The last city on our trip, Würzburg, took us out of the fairytale world of Bavarian small towns and brought us back to Berlin. There are many young people in the city, which is not surprising considering the local university. They sit on the Main River embankment, eat pizza, chat and bask in the sun. A little further, the rather beautiful pedestrian bridge Alte Mainbrücke is completely filled with people with glasses of wine, but already older. They also huddle and communicate. There is a beautiful view of the Marienberg fortress.

Walking through the city, we felt this Berlin vibe, which cannot be simply conveyed in words and can only be felt when walking through the evening streets of Kreuzberg.

But at the same time, I felt in this city like I was at home in Kharkiv, as if now I am a student and I can freely walk around the city, because it is open to me and protects me.


This was our journey along the Romantic Road through magical landscapes and romantic towns.

In 2 weeks we drove 500 km through Upper Bavaria, Swabia, Baden Württemberg and Franconia.
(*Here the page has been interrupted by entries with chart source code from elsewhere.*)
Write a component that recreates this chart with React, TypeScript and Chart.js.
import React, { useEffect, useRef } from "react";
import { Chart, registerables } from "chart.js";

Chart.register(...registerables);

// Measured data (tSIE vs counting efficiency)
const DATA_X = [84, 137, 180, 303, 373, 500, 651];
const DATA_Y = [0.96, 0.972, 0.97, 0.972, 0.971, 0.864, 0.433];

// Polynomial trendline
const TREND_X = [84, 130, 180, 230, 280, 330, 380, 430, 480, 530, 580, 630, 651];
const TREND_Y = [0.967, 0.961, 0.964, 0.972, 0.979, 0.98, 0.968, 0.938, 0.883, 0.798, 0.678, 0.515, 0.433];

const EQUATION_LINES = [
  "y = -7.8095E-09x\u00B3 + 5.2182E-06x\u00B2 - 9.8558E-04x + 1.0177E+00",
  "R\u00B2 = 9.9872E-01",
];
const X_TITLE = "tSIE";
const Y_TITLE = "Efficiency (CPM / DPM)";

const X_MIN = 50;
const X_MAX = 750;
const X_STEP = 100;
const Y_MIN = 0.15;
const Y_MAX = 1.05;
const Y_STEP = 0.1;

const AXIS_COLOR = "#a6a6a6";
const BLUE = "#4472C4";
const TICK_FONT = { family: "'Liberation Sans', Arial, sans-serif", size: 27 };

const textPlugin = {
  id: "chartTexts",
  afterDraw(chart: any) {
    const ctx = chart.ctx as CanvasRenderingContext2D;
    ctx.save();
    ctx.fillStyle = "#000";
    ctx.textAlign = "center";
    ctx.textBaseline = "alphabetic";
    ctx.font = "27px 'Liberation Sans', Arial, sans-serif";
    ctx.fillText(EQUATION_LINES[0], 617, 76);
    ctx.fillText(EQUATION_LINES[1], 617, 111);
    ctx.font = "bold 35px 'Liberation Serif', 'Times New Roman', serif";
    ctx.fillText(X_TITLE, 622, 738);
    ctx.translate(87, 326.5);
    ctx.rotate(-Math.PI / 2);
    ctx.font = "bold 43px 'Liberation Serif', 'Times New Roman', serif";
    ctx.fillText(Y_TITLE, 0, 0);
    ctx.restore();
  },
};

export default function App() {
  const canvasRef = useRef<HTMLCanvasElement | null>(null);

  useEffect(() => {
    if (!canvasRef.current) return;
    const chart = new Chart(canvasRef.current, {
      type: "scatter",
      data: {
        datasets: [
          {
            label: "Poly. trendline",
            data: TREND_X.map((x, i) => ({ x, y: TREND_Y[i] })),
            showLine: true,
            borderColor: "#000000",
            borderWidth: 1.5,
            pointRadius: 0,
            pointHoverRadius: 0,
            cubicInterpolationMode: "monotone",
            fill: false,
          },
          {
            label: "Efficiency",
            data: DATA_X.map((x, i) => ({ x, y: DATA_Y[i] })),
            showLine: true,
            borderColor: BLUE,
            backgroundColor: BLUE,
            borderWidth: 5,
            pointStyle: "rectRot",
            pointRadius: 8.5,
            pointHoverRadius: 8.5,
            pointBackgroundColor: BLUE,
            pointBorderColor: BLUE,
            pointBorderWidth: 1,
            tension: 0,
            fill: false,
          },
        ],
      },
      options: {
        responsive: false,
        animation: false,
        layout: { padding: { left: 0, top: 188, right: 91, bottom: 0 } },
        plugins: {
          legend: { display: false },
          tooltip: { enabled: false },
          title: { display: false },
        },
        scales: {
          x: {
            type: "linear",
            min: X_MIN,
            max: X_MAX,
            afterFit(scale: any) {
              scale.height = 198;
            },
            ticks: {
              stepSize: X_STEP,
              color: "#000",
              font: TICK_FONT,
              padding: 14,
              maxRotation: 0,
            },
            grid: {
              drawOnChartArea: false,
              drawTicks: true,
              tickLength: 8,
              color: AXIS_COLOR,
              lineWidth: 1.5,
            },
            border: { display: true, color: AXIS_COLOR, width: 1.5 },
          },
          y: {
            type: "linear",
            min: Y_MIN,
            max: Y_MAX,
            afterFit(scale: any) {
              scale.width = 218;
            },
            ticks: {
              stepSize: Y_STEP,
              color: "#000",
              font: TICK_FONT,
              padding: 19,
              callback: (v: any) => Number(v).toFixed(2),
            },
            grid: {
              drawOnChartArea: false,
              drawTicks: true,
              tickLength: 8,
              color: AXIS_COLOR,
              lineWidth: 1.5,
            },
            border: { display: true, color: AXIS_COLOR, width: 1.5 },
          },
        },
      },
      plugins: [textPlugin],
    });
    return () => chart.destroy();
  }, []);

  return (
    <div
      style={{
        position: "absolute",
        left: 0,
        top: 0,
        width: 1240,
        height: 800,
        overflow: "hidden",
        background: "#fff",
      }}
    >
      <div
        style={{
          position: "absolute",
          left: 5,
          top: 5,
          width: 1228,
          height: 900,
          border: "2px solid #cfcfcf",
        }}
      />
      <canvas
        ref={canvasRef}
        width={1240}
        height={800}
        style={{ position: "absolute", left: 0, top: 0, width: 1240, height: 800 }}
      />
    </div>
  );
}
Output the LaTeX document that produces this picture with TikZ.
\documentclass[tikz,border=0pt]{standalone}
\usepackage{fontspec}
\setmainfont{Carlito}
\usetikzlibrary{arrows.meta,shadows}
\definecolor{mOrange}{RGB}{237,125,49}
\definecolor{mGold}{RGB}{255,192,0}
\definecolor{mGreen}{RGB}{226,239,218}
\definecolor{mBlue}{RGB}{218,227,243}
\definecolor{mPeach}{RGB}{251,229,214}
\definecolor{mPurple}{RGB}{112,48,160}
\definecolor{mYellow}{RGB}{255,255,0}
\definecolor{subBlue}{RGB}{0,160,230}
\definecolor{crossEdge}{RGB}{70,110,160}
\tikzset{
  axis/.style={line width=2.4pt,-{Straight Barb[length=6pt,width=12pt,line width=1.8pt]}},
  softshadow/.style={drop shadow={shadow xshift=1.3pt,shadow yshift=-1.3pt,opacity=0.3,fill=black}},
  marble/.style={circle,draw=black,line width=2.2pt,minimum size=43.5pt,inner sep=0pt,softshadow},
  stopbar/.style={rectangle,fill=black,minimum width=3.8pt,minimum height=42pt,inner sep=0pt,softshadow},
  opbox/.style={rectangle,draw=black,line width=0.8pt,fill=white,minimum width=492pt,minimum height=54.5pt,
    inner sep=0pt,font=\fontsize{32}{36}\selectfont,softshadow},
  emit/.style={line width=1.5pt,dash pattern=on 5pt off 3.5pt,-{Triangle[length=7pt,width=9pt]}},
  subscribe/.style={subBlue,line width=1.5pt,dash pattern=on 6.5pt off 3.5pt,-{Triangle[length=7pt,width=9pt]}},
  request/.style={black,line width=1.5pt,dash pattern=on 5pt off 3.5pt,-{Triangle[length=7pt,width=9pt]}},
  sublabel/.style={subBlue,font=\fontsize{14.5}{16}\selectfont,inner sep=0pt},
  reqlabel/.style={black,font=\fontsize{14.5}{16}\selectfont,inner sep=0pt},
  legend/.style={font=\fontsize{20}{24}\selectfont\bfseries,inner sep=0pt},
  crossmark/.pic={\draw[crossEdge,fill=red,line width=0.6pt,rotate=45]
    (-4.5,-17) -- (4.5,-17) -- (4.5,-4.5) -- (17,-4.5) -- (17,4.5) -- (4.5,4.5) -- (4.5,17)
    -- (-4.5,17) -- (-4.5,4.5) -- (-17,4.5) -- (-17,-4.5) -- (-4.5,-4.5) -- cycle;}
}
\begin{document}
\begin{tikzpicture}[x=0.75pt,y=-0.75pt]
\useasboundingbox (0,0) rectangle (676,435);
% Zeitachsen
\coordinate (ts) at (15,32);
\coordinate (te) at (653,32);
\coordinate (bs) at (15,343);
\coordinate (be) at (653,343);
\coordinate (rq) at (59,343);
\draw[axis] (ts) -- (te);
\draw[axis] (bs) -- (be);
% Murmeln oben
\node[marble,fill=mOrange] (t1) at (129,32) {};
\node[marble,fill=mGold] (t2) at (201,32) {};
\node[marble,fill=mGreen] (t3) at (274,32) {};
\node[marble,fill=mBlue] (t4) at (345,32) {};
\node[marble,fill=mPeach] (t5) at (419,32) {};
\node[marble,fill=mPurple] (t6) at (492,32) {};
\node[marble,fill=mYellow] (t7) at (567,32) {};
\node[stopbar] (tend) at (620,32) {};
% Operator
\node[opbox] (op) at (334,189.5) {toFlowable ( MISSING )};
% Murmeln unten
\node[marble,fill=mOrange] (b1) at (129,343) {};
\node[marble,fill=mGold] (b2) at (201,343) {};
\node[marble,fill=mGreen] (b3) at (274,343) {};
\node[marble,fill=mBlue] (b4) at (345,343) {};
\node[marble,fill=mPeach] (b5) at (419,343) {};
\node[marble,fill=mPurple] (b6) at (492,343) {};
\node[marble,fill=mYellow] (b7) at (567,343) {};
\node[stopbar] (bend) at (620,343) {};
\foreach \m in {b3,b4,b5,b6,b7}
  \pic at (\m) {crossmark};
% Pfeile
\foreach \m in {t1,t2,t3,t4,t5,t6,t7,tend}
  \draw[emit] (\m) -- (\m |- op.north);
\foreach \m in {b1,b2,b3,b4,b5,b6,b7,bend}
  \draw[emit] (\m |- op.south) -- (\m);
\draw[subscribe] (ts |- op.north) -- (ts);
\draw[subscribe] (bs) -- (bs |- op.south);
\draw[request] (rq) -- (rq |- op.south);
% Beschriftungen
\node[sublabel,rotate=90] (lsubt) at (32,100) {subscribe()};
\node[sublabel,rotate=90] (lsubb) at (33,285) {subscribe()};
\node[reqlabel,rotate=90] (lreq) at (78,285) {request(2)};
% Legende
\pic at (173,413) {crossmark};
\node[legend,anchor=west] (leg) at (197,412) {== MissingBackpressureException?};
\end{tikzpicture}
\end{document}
Despite the fact that the route is generally not difficult, you should be prepared to travel over rough terrain and on different roads. But in most cases the road was good and we repeatedly admired the cycle track. Of course, it is better to take a bike with more than 3 speeds, but even under such conditions, I drove this route normally. But we specifically planned a trip in the opposite direction, so that it would be easier to roll down the mountains.

The Romantic Road is marked with special signs, so it will be difficult to get lost, but we additionally used various applications to lay out the route.

Also, a special bus runs along this route, which, if necessary, can take a tourist's bicycle along with it.

But the most important asset - our children survived without us, became more mature and independent, learned (hopefully) to negotiate.

It was our first vacation together without kids in 20 years and we loved it!